Copy out the data exactly, leaving the pictures behind.
• • • • •
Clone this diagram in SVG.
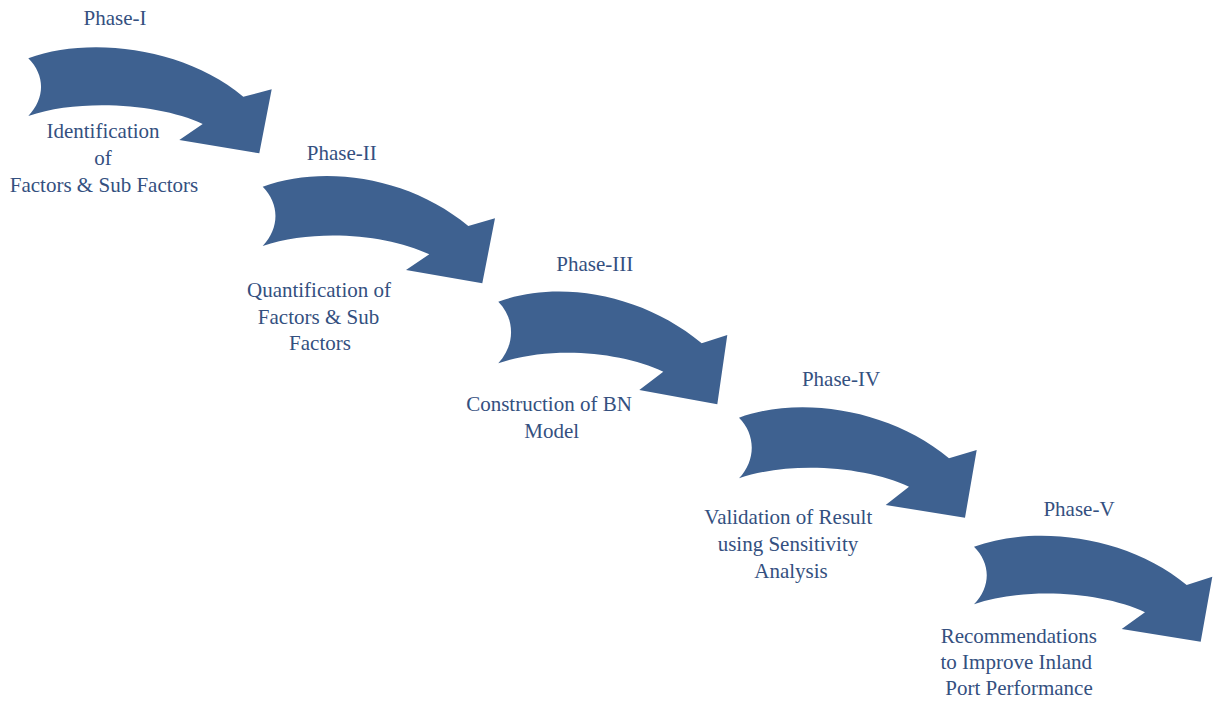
<svg xmlns="http://www.w3.org/2000/svg" width="1213" height="701" viewBox="0 0 1213 701">
<style>
.arrow{fill:#3e6190;stroke:none}
.t{font-family:"Liberation Serif","Times New Roman",serif;font-size:21px;fill:#34507f;text-anchor:middle}
</style>
<rect width="1213" height="701" fill="#ffffff"/>
<g id="phase1">
<path class="arrow" d="M28.3,58.3 C88.3,36.3 183.3,46.7 243.3,96.7 L271.7,89.3 L259.3,153.3 L179.3,140 L202.7,124 C160.7,104 80.3,98 28.3,116 C45.3,98 45.3,75.3 28.3,58.3Z"/>
<text class="t" x="115" y="25">Phase-I</text>
<text class="t" x="103" y="138">Identification</text>
<text class="t" x="103" y="165">of</text>
<text class="t" x="104" y="192">Factors &amp; Sub Factors</text>
</g>
<g id="phase2">
<path class="arrow" d="M262.7,186.7 C322.7,164.7 408.3,176 468.3,226 L495,218.3 L482.3,283.3 L406,270 L429.3,254.3 C387.3,234.3 314.7,228 262.7,246 C279.7,228 279.7,203.7 262.7,186.7Z"/>
<text class="t" x="341.7" y="160">Phase-II</text>
<text class="t" x="319" y="296.7">Quantification of</text>
<text class="t" x="318.5" y="323.5">Factors &amp; Sub</text>
<text class="t" x="320" y="350">Factors</text>
</g>
<g id="phase3">
<path class="arrow" d="M498.3,301.7 C558.3,279.7 641.7,293.3 701.7,343.3 L727.3,335 L717.3,404.3 L639.3,390 L663.3,371.7 C621.3,351.7 550.3,345.3 498.3,363.3 C515.3,345.3 515.3,318.7 498.3,301.7Z"/>
<text class="t" x="594.7" y="270.7">Phase-III</text>
<text class="t" x="549" y="411">Construction of BN</text>
<text class="t" x="551.7" y="437.5">Model</text>
</g>
<g id="phase4">
<path class="arrow" d="M739,417.7 C799,395.7 889,408.3 949,458.3 L976.7,450 L965,517.7 L885.7,505 L909,486.7 C867,466.7 791,460.3 739,478.3 C756,460.3 756,434.7 739,417.7Z"/>
<text class="t" x="841" y="385.7">Phase-IV</text>
<text class="t" x="788.3" y="524.3">Validation of Result</text>
<text class="t" x="788" y="551">using Sensitivity</text>
<text class="t" x="791" y="578">Analysis</text>
</g>
<g id="phase5">
<path class="arrow" d="M974,546.7 C1034,524.7 1126.7,535 1186.7,585 L1212.3,576.7 L1200.7,641.7 L1121.7,629 L1145,612.3 C1103,592.3 1026,586.3 974,604.3 C991,586.3 991,563.7 974,546.7Z"/>
<text class="t" x="1079" y="516">Phase-V</text>
<text class="t" x="1018.8" y="642.7">Recommendations</text>
<text class="t" x="1016.3" y="669.3">to Improve Inland</text>
<text class="t" x="1019" y="695">Port Performance</text>
</g>
<g id="connectors"></g>
</svg>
• • • • •
• Correct answer:
Clone this diagram in SVG.
<svg xmlns="http://www.w3.org/2000/svg" width="1213" height="701" viewBox="0 0 1213 701">
<style>
.arrow{fill:#3e6190;stroke:none}
.t{font-family:"Liberation Serif","Times New Roman",serif;font-size:21px;fill:#34507f;text-anchor:middle}
</style>
<rect width="1213" height="701" fill="#ffffff"/>
<g id="phase1">
<path class="arrow" d="M28.3,58.3 C88.3,36.3 183.3,46.7 243.3,96.7 L271.7,89.3 L259.3,153.3 L179.3,140 L202.7,124 C160.7,104 80.3,98 28.3,116 C45.3,98 45.3,75.3 28.3,58.3Z"/>
<text class="t" x="115" y="25">Phase-I</text>
<text class="t" x="103" y="138">Identification</text>
<text class="t" x="103" y="165">of</text>
<text class="t" x="104" y="192">Factors &amp; Sub Factors</text>
</g>
<g id="phase2">
<path class="arrow" d="M262.7,186.7 C322.7,164.7 408.3,176 468.3,226 L495,218.3 L482.3,283.3 L406,270 L429.3,254.3 C387.3,234.3 314.7,228 262.7,246 C279.7,228 279.7,203.7 262.7,186.7Z"/>
<text class="t" x="341.7" y="160">Phase-II</text>
<text class="t" x="319" y="296.7">Quantification of</text>
<text class="t" x="318.5" y="323.5">Factors &amp; Sub</text>
<text class="t" x="320" y="350">Factors</text>
</g>
<g id="phase3">
<path class="arrow" d="M498.3,301.7 C558.3,279.7 641.7,293.3 701.7,343.3 L727.3,335 L717.3,404.3 L639.3,390 L663.3,371.7 C621.3,351.7 550.3,345.3 498.3,363.3 C515.3,345.3 515.3,318.7 498.3,301.7Z"/>
<text class="t" x="594.7" y="270.7">Phase-III</text>
<text class="t" x="549" y="411">Construction of BN</text>
<text class="t" x="551.7" y="437.5">Model</text>
</g>
<g id="phase4">
<path class="arrow" d="M739,417.7 C799,395.7 889,408.3 949,458.3 L976.7,450 L965,517.7 L885.7,505 L909,486.7 C867,466.7 791,460.3 739,478.3 C756,460.3 756,434.7 739,417.7Z"/>
<text class="t" x="841" y="385.7">Phase-IV</text>
<text class="t" x="788.3" y="524.3">Validation of Result</text>
<text class="t" x="788" y="551">using Sensitivity</text>
<text class="t" x="791" y="578">Analysis</text>
</g>
<g id="phase5">
<path class="arrow" d="M974,546.7 C1034,524.7 1126.7,535 1186.7,585 L1212.3,576.7 L1200.7,641.7 L1121.7,629 L1145,612.3 C1103,592.3 1026,586.3 974,604.3 C991,586.3 991,563.7 974,546.7Z"/>
<text class="t" x="1079" y="516">Phase-V</text>
<text class="t" x="1018.8" y="642.7">Recommendations</text>
<text class="t" x="1016.3" y="669.3">to Improve Inland</text>
<text class="t" x="1019" y="695">Port Performance</text>
</g>
<g id="connectors"></g>
</svg>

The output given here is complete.